I'm trying to find a reliable way to convert a Float or a Double to an Int in Swift. I run into issues when there is an overflow.
Let's take the following example:
let double = 9223372036854775807.0 // This is 2^63 - 1 (aka Int.max on 64 bits architecture)
print("Int.max is : \(Int.max)")
print(String(format: "double value is : %f", double))
print(String(format: "Double(Int.max) is : %f", Double(Int.max)))
let int: Int
if (double >= Double(Int.max)) {
print("Warning : double is too big for int !")
int = Int.max
} else {
int = Int(double)
}
Which prints:
Int.max is : 9223372036854775807
double value is : 9223372036854775808.000000
Double(Int.max) is : 9223372036854775808.000000
Warning : double is too big for int !
This approach is very cumbersome. Besides, you probably noticed that I test for double >= Double(Int.max) and not double > Double(Int.max). That's because Double(Int.max) is actually equal to Int.max + 1 because of rounding. And my code should probably have to be different for 32 bits architectures.
So is there another way? Like a failable initializer that I would have missed or a better, portable way to do this?

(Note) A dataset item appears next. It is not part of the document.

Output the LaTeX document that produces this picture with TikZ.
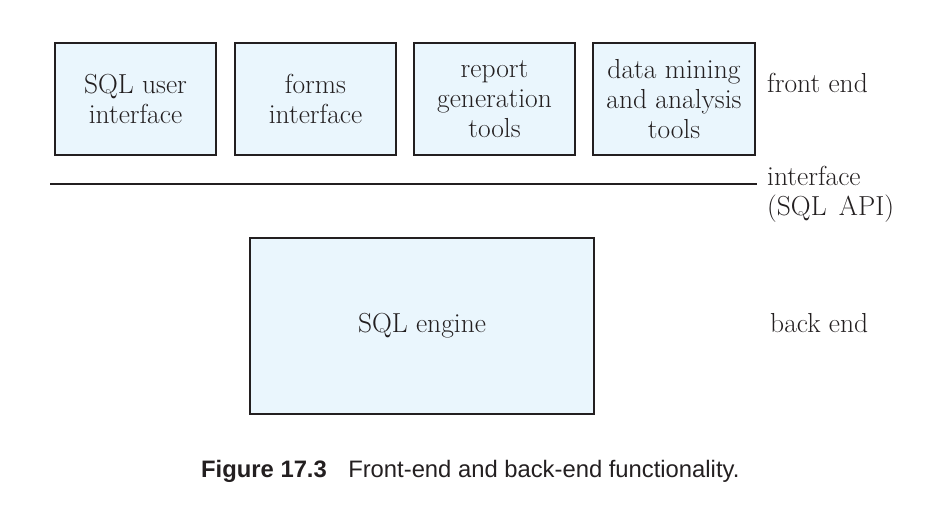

You can extend Int by creating your own failable initializer for Double:
extension Int {
init?(double: Double) {
if double >= Double(Int.max) || double < Double(Int.min) || double.isNaN || double.isInfinite {
return nil
} else {
self = Int(double)
}
}
}
if let i = Int(double: 17) {
print(i)
} else {
print("nil")
}
// It also handles NaN and Infinite
let nan = sqrt(-1.0)
let inf = 1e1000
Int(double: nan) // nil
Int(double: inf) // nil